I did want to touch on how you have Maddi Jean Waterhouse on the EP. I think it’s such a refreshing sound having her vocals over the top there, but speaking of those collaborators, having them jump on board to help build the EP, forming a little supergroup of kinds, like with Matt from Pearl Jam and Joey from the Pixies. Having had them, who have done this music thing for so long, was there anything you were able to take away from them that you have been able to implement into how you write or interact with music at all?
Yeah, I was constantly learning, and you learn a lot in the studio. It’s interesting to watch how other people go about being creative and I think you’re always learning but the main reason I wanted all these collaborators was just so I didn’t have to talk about myself as much when doing interviews. I just wanted to utilize all these ridiculously talented people I’ve met over the years, especially like working Gus from Alt-J into the song. It just seemed to just make that particular song like infinitely cooler and there are a lot more collaborators on other songs and I don’t know it’s as you say, it just makes it feel refreshing.
What was the process of cutting it down to what would eventually become the EP? Was there anything that drew you to having those four songs in particular?
In my head, I wanted to make an album. It’s more the label and stuff saying 'this is how we’re going to release it in a different way.' It’s just like I’m going to write an album, record a number of tracks but they’re all coming out of these different stages, I feel like My Cheating Heart is definitely bringing in a good place with the EP and making it all about finding my feet when deciding on which songs to showcase. No matter what, I’m excited for all the wicked and wonderful shit that’s going to come out of it, in the future.
The EP is very much the starting point for the project, right? It’s like the introduction into what it’s all about, so what would you like people to take away from it?
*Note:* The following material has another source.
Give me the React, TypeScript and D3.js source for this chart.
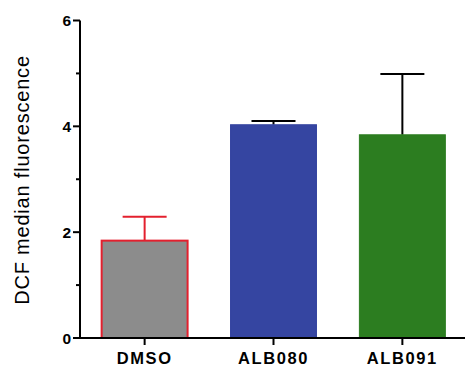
import React from "react";
import * as d3 from "d3";

// data
const groups = ["DMSO", "ALB080", "ALB091"];
const means = [1.84, 4.03, 3.84];
const errs = [0.45, 0.07, 1.15];
const fills = ["#8c8c8c", "#3545a1", "#2c7d20"];
const edges = ["#e3202e", "#3545a1", "#2c7d20"];
const errColors = ["#e3202e", "#000000", "#000000"];
const majorTicks = [0, 2, 4, 6];
const minorTicks = [1, 3, 5];

const W = 465;
const H = 367;

const App = () => {
  const x0 = 80;
  const y = d3.scaleLinear().domain([0, 6]).range([338, 20.5]);
  const x = d3
    .scaleBand<string>()
    .domain(groups)
    .range([x0, 467])
    .paddingInner(0.333)
    .paddingOuter(0.168);
  const font = "Arial, 'Liberation Sans', sans-serif";

  return (
    <svg
      width={W}
      height={H}
      style={{ position: "absolute", left: 0, top: 0 }}
      fontFamily={font}
    >
      <rect width={W} height={H} fill="#fff" />
      {groups.map((g, i) => {
        const bx = x(g)!;
        const bw = x.bandwidth();
        const cx = bx + bw / 2;
        const top = y(means[i]);
        const hi = y(means[i] + errs[i]);
        return (
          <g key={g}>
            <line x1={cx} x2={cx} y1={top} y2={hi} stroke={errColors[i]} strokeWidth={2} />
            <line x1={cx - 22} x2={cx + 22} y1={hi} y2={hi} stroke={errColors[i]} strokeWidth={2} />
            <rect
              x={bx}
              y={top}
              width={bw}
              height={y(0) - top}
              fill={fills[i]}
              stroke={edges[i]}
              strokeWidth={i === 0 ? 2 : 1}
            />
          </g>
        );
      })}
      {/* y axis */}
      <line x1={x0} x2={x0} y1={y(6)} y2={y(0) + 1} stroke="#000" strokeWidth={2} />
      {majorTicks.map((t) => (
        <g key={t}>
          <line x1={x0 - 7} x2={x0} y1={y(t)} y2={y(t)} stroke="#000" strokeWidth={2} />
          <text
            x={x0 - 9}
            y={y(t)}
            dy="0.36em"
            textAnchor="end"
            fontSize={15.5}
            fontWeight="bold"
          >
            {t}
          </text>
        </g>
      ))}
      {minorTicks.map((t) => (
        <line key={t} x1={x0 - 4} x2={x0} y1={y(t)} y2={y(t)} stroke="#000" strokeWidth={2} />
      ))}
      {/* x axis */}
      <line x1={x0 - 1} x2={W} y1={y(0)} y2={y(0)} stroke="#000" strokeWidth={2} />
      {groups.map((g) => {
        const cx = x(g)! + x.bandwidth() / 2;
        return (
          <g key={g}>
            <line x1={cx} x2={cx} y1={y(0)} y2={y(0) + 7} stroke="#000" strokeWidth={2} />
            <text
              x={cx}
              y={364}
              textAnchor="middle"
              fontSize={16.5}
              fontWeight="bold"
              letterSpacing={1.6}
            >
              {g}
            </text>
          </g>
        );
      })}
      <text
        transform={`translate(29,180) rotate(-90)`}
        textAnchor="middle"
        fontSize={20}
        letterSpacing={0.8}
      >
        DCF median fluorescence
      </text>
    </svg>
  );
};

export default App;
I just want people to kind of enjoy it and come to the shows and bring a change of clothes probably. It’s just the same thing I’ve always hoped in that it kind of resonates with people and touches them and helps form a connection with them.
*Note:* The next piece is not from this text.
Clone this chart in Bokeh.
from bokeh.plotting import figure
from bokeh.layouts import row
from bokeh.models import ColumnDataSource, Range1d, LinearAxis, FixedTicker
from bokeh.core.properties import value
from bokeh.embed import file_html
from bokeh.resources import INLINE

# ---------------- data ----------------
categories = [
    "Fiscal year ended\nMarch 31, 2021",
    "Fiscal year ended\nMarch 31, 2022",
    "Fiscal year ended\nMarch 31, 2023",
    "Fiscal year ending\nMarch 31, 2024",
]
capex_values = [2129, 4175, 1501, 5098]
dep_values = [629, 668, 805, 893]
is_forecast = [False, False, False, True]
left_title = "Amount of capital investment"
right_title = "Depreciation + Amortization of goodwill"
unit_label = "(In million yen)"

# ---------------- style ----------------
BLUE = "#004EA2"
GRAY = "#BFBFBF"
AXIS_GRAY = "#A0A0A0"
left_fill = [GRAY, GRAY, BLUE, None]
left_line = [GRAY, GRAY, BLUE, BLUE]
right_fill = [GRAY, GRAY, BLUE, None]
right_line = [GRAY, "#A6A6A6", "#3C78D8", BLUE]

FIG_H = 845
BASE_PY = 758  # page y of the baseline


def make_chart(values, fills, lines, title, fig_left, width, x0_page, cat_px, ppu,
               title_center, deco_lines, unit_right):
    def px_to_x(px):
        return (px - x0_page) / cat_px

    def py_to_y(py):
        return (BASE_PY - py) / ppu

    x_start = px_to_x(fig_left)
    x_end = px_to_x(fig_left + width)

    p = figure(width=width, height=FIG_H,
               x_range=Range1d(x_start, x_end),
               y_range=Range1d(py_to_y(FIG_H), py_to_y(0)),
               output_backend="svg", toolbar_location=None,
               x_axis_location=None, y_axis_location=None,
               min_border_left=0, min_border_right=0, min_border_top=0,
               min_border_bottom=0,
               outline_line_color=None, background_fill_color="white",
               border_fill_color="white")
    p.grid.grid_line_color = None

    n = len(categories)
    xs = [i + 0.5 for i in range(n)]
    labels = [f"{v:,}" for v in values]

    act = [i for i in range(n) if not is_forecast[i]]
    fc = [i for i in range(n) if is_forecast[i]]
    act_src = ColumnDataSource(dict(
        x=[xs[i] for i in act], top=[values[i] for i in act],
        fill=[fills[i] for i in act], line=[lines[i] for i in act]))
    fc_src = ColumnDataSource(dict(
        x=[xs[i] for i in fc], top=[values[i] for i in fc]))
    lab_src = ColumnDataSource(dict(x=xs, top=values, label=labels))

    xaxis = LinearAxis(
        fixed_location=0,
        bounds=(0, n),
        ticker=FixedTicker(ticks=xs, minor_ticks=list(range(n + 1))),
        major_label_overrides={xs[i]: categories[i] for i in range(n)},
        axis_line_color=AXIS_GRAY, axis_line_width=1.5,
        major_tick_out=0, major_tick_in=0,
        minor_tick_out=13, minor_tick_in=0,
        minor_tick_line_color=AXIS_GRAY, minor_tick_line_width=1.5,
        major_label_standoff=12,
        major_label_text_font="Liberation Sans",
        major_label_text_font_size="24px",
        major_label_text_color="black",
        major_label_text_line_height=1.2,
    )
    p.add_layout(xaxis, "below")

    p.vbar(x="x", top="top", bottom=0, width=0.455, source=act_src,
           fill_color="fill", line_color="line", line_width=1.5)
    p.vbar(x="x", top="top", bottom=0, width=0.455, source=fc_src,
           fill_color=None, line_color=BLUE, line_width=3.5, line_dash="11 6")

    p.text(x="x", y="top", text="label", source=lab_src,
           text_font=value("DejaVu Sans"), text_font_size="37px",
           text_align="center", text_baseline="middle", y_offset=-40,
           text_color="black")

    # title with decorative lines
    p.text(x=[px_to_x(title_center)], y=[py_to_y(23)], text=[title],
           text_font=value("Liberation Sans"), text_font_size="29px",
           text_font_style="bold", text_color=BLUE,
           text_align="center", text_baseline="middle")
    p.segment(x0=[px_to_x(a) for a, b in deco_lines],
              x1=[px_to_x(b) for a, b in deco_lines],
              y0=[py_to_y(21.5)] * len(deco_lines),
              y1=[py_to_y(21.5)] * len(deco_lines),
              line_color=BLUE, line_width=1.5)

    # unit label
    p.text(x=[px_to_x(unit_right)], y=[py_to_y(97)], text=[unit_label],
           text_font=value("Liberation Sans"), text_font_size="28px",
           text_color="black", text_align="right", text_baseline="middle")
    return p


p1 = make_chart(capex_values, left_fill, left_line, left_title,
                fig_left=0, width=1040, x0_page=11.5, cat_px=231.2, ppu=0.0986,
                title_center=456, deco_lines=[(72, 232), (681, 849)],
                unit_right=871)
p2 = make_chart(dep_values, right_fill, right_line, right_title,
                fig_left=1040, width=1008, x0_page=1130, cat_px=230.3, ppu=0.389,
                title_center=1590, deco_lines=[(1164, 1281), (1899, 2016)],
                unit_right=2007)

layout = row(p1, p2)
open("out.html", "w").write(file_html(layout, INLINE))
Seeing as it’s really just yourself and your collaborators - and you’re not really bound by the expectations of The Wombats or anything like that - your options are pretty open in regards to where you take the band. How do you see it evolving in the future and is there anything you want to attempt with it?
I kind of want it just to be like a constant flow of music really. That’s one of the things that I wanted to express: I don’t want this project to be like I put out an album, tour it for a little bit, go quiet and then work on the next thing. I want it to be a constant flowing machine of my own creation and I wanted to kind of include friends collaborating as much as possible
Love Fame Tragedy's debut EP, I Don’t Want to Play the Victim, But I’m Really Good At It, is out September 13th via Good Soldier Songs / AWAL Recordings. Catch them on tour this October.